Planning by appeal therefore looks set to continue, with developers unhappy about local planning authority refusals looking for a very different weighting from the secretary of state and his planning inspectors.
The Supreme Court decision takes us, quite rightly, back to the basics of sensibly having to balance the issues and allowing the need to secure an adequate supply of housing land to be taken into account in determining the weight to be applied to a policy, even if the policy is not specifically caught under paragraph 49 of the NPPF.
If there is a failure to provide for a five-year housing supply, it does not matter whether the failure is because of the inadequacies of the policies specifically concerned with housing provision or because of the overly restrictive nature of other non-housing policies. The shortfall is enough to trigger the tilted balance under paragraph 14 of the NPPF.
This decision is therefore to be welcomed as it forces all of us to be less legalistic about the application of policies, whether national or local, to development proposals.
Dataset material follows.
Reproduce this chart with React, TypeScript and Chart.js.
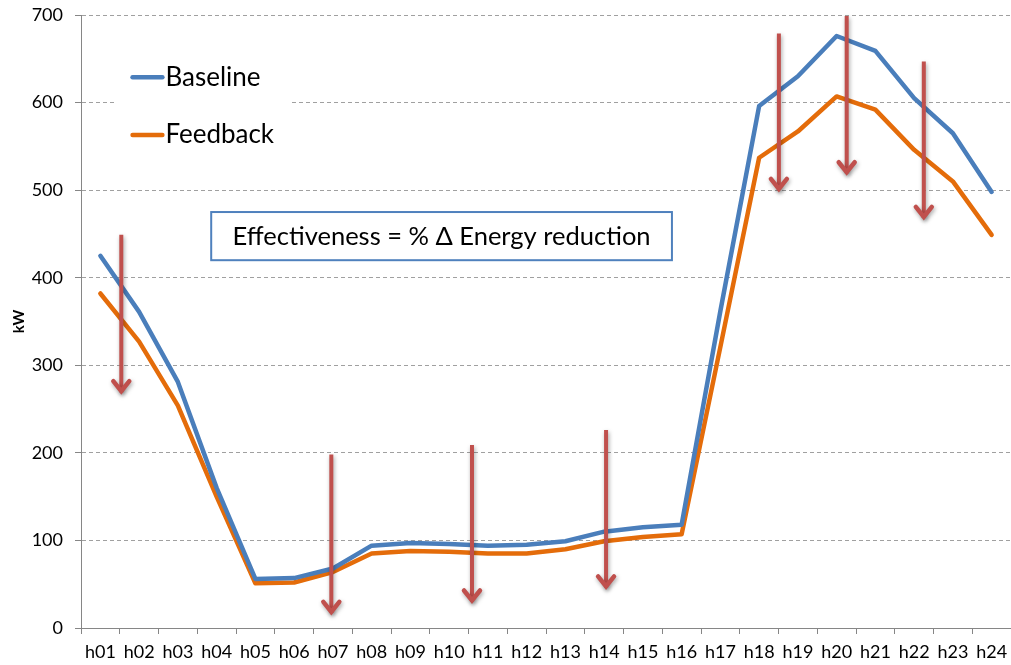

In other words, there is no need to have a technical examination on whether policies are regarded as ‘relevant policies’. We simply need to weigh up the consequences of a housing deficit against policies that are restricting that housing supply.
Yes, this does mean that the decision-maker has a wide discretion to attach weight to such an issue and some may argue that developers that are unhappy with a local authority’s decision may look to appeal to obtain a different weighting, but surely the positive side of this is that the ruling is likely to lead to more permission being granted where councils cannot demonstrate a five-year land supply for housing. Time will tell.
This ruling represents a significant shift for decision-makers to contend with in the future. While significant weight is already applied to protecting the green belt where there is an absence of a five-year housing land supply, we are now likely to see greater weight applied to other ‘restrictive’ policies.
This is likely to result in a rise in the number of appeals being lodged that involve applications outside the defined urban area. At the local authority level, where a wider interpretation of paragraph 49 has generally been relied upon, this will probably cause more applications to be refused than otherwise might have been.
Given the subjectivity involved in this highly sensitive decision-making process, we can expect to witness a varied range of appeal decisions over the coming months and years as decision-makers tackle each particular circumstance.
This long-awaited Supreme Court ruling is highly significant: it is the first of its kind since the introduction of the NPPF in 2012.
Through unanimously dismissing both councils’ appeals, the Supreme Court has given the planning industry a clear message, although as always the devil is in the detail. Decision-makers now understand where their role in the process lies.
Helpfully, the court clarified that the NPPF does not displace the primacy of the statutory development plan in respect of non-housing policies when considering planning applications. Given the myriad political issues surrounding housing policy, however, it remains to be seen how this is applied in future applications.
The judgment will also be of particular importance to green-belt and other environmental policies, as the court ruled that up-to-date policies should still be applied through paragraph 14, even where authorities fail to demonstrate a five-year land supply and fall foul of paragraph 49.